In recent years there has been increasing concern about the apparent estrangement of developers of digital educational resources from those who are intended to use these resources - children, teachers or lecturers. The recent DfES E-Learning Strategy Consultation Document highlighted this as an area of concern, arguing that: ‘The lack of a direct relationship between the users and the suppliers means that the products developed are less likely to meet learners’ and teachers’ real needs.’

Within the academic arena there are a number of different strategies for co-design with users; these include:

  • Ethnography and user observation: users observed in existing activities and/or in natural settings using prototypes. Can take place at the outset, during, and on completion of a project.
  • User testing: children or teachers observed trialling technologies and asked to provide feedback. Most commonly used in commercial settings at the end of development phases.
  • Informant design: children or teachers seen as experts or ‘native informants’ informing designers of key issues related to their experience, helping to develop early design ideas and testing prototypes in development.
  • Participant design & cooperative inquiry: Children or teachers working as a core part of a design team to identify ways of improving the environments in which they learn or work through the development of digital resources.

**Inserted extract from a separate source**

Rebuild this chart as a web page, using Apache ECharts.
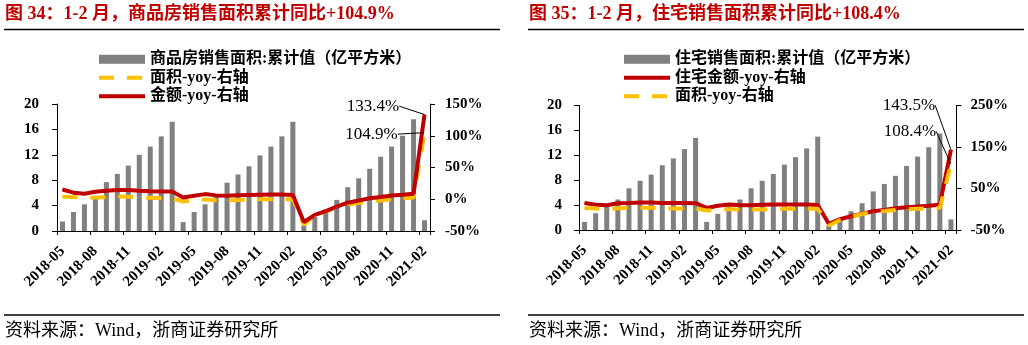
<!DOCTYPE html>
<html><head><meta charset="utf-8">
<script src="https://cdn.jsdelivr.net/npm/echarts@6/dist/echarts.min.js"></script>
<style>html,body{margin:0;padding:0;background:#fff}#c{width:1028px;height:345px}</style>
</head><body><div id="c"></div>
<script>
// ---------- data ----------
const categories = ['2018-05','2018-06','2018-07','2018-08','2018-09','2018-10','2018-11','2018-12',
  '2019-01','2019-02','2019-03','2019-04','2019-05','2019-06','2019-07','2019-08','2019-09','2019-10','2019-11','2019-12',
  '2020-01','2020-02','2020-03','2020-04','2020-05','2020-06','2020-07','2020-08','2020-09','2020-10','2020-11','2020-12',
  '2021-01','2021-02'];

// chart 34: commodity housing
const c34Title = '图 34：1-2 月，商品房销售面积累计同比+104.9%';
const c34BarName = '商品房销售面积:累计值（亿平方米）';
const c34AreaName = '面积-yoy-右轴';
const c34AmtName = '金额-yoy-右轴';
const c34Area = [1.5,3.0,4.2,5.5,7.7,9.0,10.3,12.0,13.3,14.9,17.2,
  1.4,3.0,4.2,5.5,7.6,8.9,10.2,11.9,13.3,14.9,17.2,
  0.85,2.2,3.4,4.9,6.9,8.3,9.8,11.7,13.3,15.0,17.6,
  1.7];
const c34AreaYoy = [4.1,3.6,1.3,2.9,3.3,4.2,4.0,2.9,2.2,1.4,1.3,
  -3.6,-0.9,-0.3,-1.6,-1.8,-1.3,-0.6,-0.1,0.1,0.2,-0.1,
  -39.9,-26.3,-19.3,-12.3,-8.4,-5.8,-3.3,-1.8,0.0,1.3,2.6,
  104.9];
const c34AmtYoy = [15.3,10.4,8.6,11.8,13.2,14.5,14.5,13.3,12.5,12.1,12.2,
  2.8,5.6,8.1,6.1,5.6,6.2,6.7,7.1,7.3,7.3,6.5,
  -35.9,-24.7,-18.6,-11.6,-5.4,-2.1,1.6,3.7,5.8,7.2,8.7,
  133.4];

// chart 35: residential
const c35Title = '图 35：1-2 月，住宅销售面积累计同比+108.4%';
const c35BarName = '住宅销售面积:累计值（亿平方米）';
const c35AmtName = '住宅金额-yoy-右轴';
const c35AreaName = '面积-yoy-右轴 ';
const c35Area = [1.3,2.7,3.8,4.9,6.7,7.9,8.9,10.4,11.5,13.0,14.8,
  1.3,2.6,3.8,4.9,6.7,7.9,9.0,10.5,11.7,13.1,15.0,
  0.75,1.9,3.0,4.3,6.2,7.4,8.7,10.3,11.8,13.3,15.5,
  1.7];
const c35AreaYoy = [2.9,1.9,0.5,2.4,3.0,3.8,3.6,2.4,2.0,1.5,2.2,
  -3.2,-0.6,0.3,-0.5,-0.9,-0.5,0.2,1.0,1.2,1.3,1.5,
  -39.2,-25.9,-18.3,-11.4,-6.8,-4.4,-2.0,-0.4,1.3,2.7,3.2,
  108.4];
const c35AmtYoy = [14.9,10.8,9.8,14.5,15.3,16.5,16.2,15.3,15.1,14.9,14.7,
  3.2,8.5,11.7,9.4,9.8,10.6,11.3,11.7,11.4,11.6,10.3,
  -34.9,-24.0,-17.0,-10.6,-4.8,-1.5,2.2,4.8,6.8,8.3,10.8,
  143.5];

const sourceText = '资料来源：Wind，浙商证券研究所';
const leftTicks34 = {min:0,max:20,interval:4};
const rightTicks34 = {min:-50,max:150,interval:50};
const leftTicks35 = {min:0,max:20,interval:4};
const rightTicks35 = {min:-50,max:250,interval:100};

// ---------- styles ----------
const FONT = '"Liberation Serif","Noto Sans CJK SC",serif';
const RED = '#C00000', YEL = '#FFC000', GRAY = '#808080', TITLE = '#C00000';

function lastLabel(arr){
  return arr.map((v,i)=> i===arr.length-1 ? {value:v, label:{show:true}} : v);
}
function axisCommon(){
  return {
    axisLine:{show:true,lineStyle:{color:'#000',width:1}},
    axisTick:{show:true,length:5,lineStyle:{color:'#000'}},
    splitLine:{show:false},
    axisLabel:{color:'#000',fontWeight:'bold',fontSize:15,fontFamily:FONT}
  };
}
function yAx(grid, pos, t, pct, margin){
  const a = axisCommon();
  a.axisLabel.margin = margin;
  if (pct) a.axisLabel.formatter = '{value}%';
  return Object.assign({type:'value',gridIndex:grid,position:pos,min:t.min,max:t.max,interval:t.interval}, a);
}
function xAx(grid, rot, margin){
  return {type:'category',gridIndex:grid,data:categories,boundaryGap:true,
    axisLine:{show:true,onZero:false,lineStyle:{color:'#000',width:1}},
    axisTick:{show:true,interval:2,length:4,lineStyle:{color:'#000'}},
    axisLabel:{interval:2,rotate:rot,margin:margin,color:'#000',fontWeight:'bold',fontSize:15,fontFamily:FONT}};
}
const annLabel = {show:false,position:'inside',formatter:p=>p.value+'%',color:'#000',fontSize:17,fontFamily:FONT};
function lineSeries(name, data, color, dashed, grid, lay){
  return {type:'line',name, data:lastLabel(data), xAxisIndex:grid, yAxisIndex:grid*2+1,
    symbol:'circle', symbolSize:1, showSymbol:true, showAllSymbol:true, z:3,
    lineStyle:{color, width:4, type: dashed ? [15,13] : 'solid', cap:'butt'},
    itemStyle:{color},
    label:annLabel,
    labelLayout:lay,
    labelLine:{show:true,lineStyle:{color:'#000',width:1}}};
}
function barSeries(name, data, grid){
  return {type:'bar',name,data,xAxisIndex:grid,yAxisIndex:grid*2,barWidth:5,
    itemStyle:{color:GRAY},z:2};
}
const hiddenSym = {color:'rgba(0,0,0,0)',opacity:0,borderWidth:0};
function legend(x, names){
  return {orient:'vertical',left:x,top:50,padding:0,itemWidth:46,itemHeight:9,itemGap:0,
    textStyle:{color:'#000',fontWeight:'bold',fontSize:16,fontFamily:FONT,lineHeight:18.5},
    lineStyle:{width:4},
    data:[{name:names[0],icon:'rect'},{name:names[1],itemStyle:hiddenSym},{name:names[2],itemStyle:hiddenSym}]};
}
function txt(x,y,text,size,weight,color){
  return {type:'text',x,y,style:{text,font:weight+' '+size+'px '+FONT,fill:color,textVerticalAlign:'middle'}};
}
function hline(x1,x2,y){
  return {type:'line',shape:{x1,y1:y,x2,y2:y},style:{stroke:'#000',lineWidth:1.3}};
}

const option = {
  animation:false,
  backgroundColor:'#fff',
  grid:[{left:57,top:104,width:373,height:127},{left:579,top:105.5,width:377.5,height:124.5}],
  xAxis:[xAx(0,45,18),xAx(1,45,18)],
  yAxis:[yAx(0,'left',leftTicks34,false,18),yAx(0,'right',rightTicks34,true,15),
         yAx(1,'left',leftTicks35,false,17),yAx(1,'right',rightTicks35,true,14)],
  legend:[legend(97,[c34BarName,c34AreaName,c34AmtName]),legend(622,[c35BarName,c35AmtName,c35AreaName])],
  series:[
    barSeries(c34BarName,c34Area,0),
    lineSeries(c34AreaName,c34AreaYoy,YEL,true,0,{dx:-53,dy:1.5}),
    lineSeries(c34AmtName,c34AmtYoy,RED,false,0,{dx:-51.5,dy:-8.4}),
    barSeries(c35BarName,c35Area,1),
    lineSeries(c35AmtName,c35AmtYoy,RED,false,1,{dx:-42,dy:-44.5}),
    lineSeries(c35AreaName,c35AreaYoy,YEL,true,1,{dx:-41,dy:-33})
  ],
  graphic:[
    txt(5,14.5,c34Title,18,'bold',TITLE),
    txt(529,14.5,c35Title,18,'bold',TITLE),
    hline(4,500,29.5), hline(528,1024,29.5),
    hline(4,500,315), hline(528,1024,315),
    txt(5,331.5,sourceText,18,'normal','#000'),
    txt(529,331.5,sourceText,18,'normal','#000')
  ]
};
const chart = echarts.init(document.getElementById('c'),null,{renderer:'canvas'});
chart.setOption(option);
</script></body></html>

Futurelab’s own approach to designing with users draws heavily on the informant design model and comprises expert informants, concept workshops, design testing, user observation and redesign of learning environments. Redesign of learning environments, in which we develop not only the digital resource but the pedagogic strategies and other resources required to create an effective learning environment, is an approach we believe has major benefits for realising the potential of digital technologies in education.

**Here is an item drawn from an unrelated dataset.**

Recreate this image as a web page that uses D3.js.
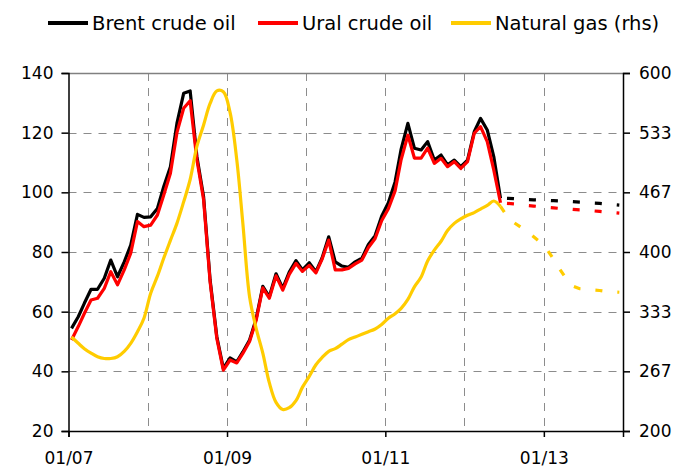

We have observed a number of significant benefits to the process of working with users:

  • it offers first hand experience of the needs, interests and requirements of end-users
  • it enables developers to ‘free-up’ their ideas and develop more innovative and creative resources
  • it allows developers to be surprised by users and to avoid creating formulaic work
  • it allows developers to avoid costly mistakes and to identify difficulties of design at an early stage
  • it offers the opportunity to create resources that are embedded in teaching strategies and educational contexts, and which, consequently, actually achieve their educational aims.

There are a number of top level recommendations for working with users in the design process which include involving users at the earliest stage of concept development as co-creators, establishing a network of schools and advisors through contacts with LEAs and universities, developing a clear understanding of research techniques and establishing child protection policies. Advice on these can be found in the recommendations section of the handbook.

We recognise that for the small-scale multimedia development house, working to tight schedules and budgets, the incentive to find time to work with users in the development process can often seem slim. We hope that this handbook begins to offer a number of strategies for collaboration between developers and users of learning resources that might be adopted to fit the working practices of the real world.